INSTRUCTION: Transcribe the material from its first line onward, ending with the line that contains "from matplotlib.ticker import" and adding nothing beyond it.

LISTED RECORDS:
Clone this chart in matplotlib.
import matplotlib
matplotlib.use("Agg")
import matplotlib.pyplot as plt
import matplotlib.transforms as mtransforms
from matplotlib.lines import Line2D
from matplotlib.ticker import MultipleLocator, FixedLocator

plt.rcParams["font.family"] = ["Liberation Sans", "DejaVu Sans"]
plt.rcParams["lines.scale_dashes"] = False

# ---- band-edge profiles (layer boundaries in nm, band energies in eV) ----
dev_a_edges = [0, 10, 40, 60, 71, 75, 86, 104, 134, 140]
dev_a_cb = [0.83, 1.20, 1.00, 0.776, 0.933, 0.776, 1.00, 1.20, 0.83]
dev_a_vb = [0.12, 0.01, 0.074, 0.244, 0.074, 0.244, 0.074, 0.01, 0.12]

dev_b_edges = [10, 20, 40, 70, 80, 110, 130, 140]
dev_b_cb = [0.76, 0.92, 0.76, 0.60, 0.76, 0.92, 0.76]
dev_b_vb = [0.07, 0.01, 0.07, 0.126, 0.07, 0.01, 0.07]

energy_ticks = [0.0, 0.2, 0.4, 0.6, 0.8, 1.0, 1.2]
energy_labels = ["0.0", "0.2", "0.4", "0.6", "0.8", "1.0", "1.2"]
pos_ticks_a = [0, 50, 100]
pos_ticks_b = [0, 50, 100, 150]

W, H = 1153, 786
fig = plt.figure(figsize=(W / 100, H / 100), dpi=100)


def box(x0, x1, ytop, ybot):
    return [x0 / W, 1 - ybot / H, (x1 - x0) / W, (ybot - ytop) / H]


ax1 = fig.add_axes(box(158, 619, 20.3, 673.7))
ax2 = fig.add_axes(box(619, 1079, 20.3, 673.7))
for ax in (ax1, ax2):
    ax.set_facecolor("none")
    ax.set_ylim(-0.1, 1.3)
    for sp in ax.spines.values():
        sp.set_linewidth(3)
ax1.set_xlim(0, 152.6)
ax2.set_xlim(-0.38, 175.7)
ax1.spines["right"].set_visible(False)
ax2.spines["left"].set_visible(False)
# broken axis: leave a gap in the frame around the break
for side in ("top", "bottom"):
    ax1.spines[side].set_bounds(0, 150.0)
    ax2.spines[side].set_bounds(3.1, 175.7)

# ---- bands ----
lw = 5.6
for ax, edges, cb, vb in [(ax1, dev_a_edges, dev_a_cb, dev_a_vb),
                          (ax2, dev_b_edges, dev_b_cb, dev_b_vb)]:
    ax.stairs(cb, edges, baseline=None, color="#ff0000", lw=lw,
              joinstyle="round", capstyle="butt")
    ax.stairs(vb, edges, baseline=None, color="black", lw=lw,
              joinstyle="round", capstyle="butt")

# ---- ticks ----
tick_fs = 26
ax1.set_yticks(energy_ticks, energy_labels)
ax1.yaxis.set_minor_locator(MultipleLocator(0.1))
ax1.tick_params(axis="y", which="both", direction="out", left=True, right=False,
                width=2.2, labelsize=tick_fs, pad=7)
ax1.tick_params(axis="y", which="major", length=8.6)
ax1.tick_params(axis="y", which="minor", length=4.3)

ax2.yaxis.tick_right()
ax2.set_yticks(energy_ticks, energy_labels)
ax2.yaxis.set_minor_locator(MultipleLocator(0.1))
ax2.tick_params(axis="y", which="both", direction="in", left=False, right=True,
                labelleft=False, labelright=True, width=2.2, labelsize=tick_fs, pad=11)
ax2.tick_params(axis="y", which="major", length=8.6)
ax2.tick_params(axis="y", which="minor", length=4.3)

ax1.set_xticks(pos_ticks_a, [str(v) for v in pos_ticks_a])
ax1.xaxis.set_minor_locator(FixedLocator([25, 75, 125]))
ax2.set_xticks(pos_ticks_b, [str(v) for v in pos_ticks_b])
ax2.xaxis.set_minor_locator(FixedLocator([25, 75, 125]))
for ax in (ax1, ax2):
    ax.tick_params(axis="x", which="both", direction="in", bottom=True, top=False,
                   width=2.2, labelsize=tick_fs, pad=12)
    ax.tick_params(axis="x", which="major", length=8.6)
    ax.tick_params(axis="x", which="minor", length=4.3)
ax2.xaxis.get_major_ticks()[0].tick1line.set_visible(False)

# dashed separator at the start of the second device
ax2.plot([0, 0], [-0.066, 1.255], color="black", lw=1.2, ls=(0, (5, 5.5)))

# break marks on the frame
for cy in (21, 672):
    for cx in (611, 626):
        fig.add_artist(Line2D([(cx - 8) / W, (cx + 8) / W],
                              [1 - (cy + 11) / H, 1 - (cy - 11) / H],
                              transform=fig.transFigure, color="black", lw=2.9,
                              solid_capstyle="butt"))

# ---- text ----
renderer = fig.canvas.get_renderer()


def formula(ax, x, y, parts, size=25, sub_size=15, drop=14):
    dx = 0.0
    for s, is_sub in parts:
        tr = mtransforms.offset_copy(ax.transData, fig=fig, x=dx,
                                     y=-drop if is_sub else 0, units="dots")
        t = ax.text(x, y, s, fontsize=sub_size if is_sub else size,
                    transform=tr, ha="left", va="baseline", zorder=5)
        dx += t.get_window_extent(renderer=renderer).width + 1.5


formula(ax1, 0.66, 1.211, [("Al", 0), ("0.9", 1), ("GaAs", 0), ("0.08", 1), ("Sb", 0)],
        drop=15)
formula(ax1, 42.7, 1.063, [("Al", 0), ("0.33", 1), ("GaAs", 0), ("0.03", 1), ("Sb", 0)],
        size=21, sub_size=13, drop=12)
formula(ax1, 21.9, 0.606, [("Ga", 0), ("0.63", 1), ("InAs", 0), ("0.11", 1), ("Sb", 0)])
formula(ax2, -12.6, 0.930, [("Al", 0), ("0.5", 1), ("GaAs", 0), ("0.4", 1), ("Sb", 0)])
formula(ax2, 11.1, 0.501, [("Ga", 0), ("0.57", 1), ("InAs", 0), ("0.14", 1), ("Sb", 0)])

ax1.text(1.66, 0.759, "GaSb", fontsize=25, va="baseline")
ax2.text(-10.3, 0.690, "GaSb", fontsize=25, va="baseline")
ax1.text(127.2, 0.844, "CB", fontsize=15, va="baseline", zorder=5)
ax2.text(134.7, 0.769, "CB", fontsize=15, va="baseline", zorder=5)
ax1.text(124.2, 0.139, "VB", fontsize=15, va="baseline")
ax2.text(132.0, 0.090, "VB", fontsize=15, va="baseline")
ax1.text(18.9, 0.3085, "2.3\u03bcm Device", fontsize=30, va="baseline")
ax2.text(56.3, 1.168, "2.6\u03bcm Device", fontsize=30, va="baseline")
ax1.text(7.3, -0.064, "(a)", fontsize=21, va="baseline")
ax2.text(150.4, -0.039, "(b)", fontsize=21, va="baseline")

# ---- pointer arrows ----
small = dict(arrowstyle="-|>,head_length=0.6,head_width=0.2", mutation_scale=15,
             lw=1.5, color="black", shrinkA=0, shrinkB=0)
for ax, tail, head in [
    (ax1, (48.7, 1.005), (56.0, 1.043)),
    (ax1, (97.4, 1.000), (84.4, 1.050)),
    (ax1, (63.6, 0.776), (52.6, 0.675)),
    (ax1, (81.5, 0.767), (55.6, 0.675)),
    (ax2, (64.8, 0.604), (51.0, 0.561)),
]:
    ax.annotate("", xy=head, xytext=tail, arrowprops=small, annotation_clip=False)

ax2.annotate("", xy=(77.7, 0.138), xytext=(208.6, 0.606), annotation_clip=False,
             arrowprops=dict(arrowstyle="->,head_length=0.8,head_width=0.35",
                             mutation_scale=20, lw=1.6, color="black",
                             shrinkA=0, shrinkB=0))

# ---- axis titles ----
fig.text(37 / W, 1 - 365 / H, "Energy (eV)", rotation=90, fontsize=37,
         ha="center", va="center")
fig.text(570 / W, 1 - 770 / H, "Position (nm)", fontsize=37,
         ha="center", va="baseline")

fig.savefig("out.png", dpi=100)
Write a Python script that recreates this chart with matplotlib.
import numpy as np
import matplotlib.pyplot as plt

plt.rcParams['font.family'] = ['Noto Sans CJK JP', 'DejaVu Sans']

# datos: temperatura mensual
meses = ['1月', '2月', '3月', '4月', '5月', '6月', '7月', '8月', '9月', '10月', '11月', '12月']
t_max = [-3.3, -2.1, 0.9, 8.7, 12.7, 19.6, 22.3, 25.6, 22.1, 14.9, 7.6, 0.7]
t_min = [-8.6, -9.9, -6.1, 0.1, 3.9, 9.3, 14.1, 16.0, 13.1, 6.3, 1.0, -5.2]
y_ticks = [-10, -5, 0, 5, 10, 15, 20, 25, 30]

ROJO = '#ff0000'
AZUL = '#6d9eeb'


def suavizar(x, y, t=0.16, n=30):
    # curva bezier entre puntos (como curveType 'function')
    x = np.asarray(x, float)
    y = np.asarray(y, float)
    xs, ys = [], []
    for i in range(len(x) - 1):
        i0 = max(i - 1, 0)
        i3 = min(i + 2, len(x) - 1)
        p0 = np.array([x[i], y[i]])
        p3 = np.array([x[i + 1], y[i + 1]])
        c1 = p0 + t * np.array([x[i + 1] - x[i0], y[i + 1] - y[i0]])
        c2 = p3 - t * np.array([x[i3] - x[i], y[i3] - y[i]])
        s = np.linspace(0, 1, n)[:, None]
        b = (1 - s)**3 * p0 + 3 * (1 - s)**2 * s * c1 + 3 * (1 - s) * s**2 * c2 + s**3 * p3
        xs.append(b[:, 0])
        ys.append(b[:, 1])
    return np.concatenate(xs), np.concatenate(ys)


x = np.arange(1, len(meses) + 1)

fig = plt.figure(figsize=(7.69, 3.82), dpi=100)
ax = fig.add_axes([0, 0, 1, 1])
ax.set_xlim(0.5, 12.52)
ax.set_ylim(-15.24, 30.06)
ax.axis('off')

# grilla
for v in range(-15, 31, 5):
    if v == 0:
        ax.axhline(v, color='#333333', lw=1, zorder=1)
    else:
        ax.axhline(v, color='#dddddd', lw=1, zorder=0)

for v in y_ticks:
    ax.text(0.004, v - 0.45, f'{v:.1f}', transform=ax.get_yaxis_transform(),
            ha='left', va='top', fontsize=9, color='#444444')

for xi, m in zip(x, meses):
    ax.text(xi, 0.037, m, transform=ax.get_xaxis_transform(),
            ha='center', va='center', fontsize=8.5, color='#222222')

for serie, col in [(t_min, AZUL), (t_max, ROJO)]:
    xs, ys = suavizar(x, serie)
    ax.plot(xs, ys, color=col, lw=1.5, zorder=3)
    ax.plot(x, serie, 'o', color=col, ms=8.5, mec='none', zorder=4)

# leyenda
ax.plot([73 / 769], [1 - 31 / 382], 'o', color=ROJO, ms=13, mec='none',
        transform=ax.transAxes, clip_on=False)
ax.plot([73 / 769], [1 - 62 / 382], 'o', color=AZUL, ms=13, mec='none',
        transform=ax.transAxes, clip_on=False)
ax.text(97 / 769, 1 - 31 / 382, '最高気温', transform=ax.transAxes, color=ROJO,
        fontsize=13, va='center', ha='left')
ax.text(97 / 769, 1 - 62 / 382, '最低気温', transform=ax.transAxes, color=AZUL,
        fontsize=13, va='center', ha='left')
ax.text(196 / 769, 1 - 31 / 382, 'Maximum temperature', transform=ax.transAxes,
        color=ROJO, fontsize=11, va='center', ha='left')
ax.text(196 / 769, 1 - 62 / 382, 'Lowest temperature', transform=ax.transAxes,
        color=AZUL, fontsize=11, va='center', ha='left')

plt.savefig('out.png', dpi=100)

RESULT BELOW:
Clone this chart in matplotlib.
import matplotlib
matplotlib.use("Agg")
import matplotlib.pyplot as plt
import matplotlib.transforms as mtransforms
from matplotlib.lines import Line2D
from matplotlib.ticker import MultipleLocator, FixedLocator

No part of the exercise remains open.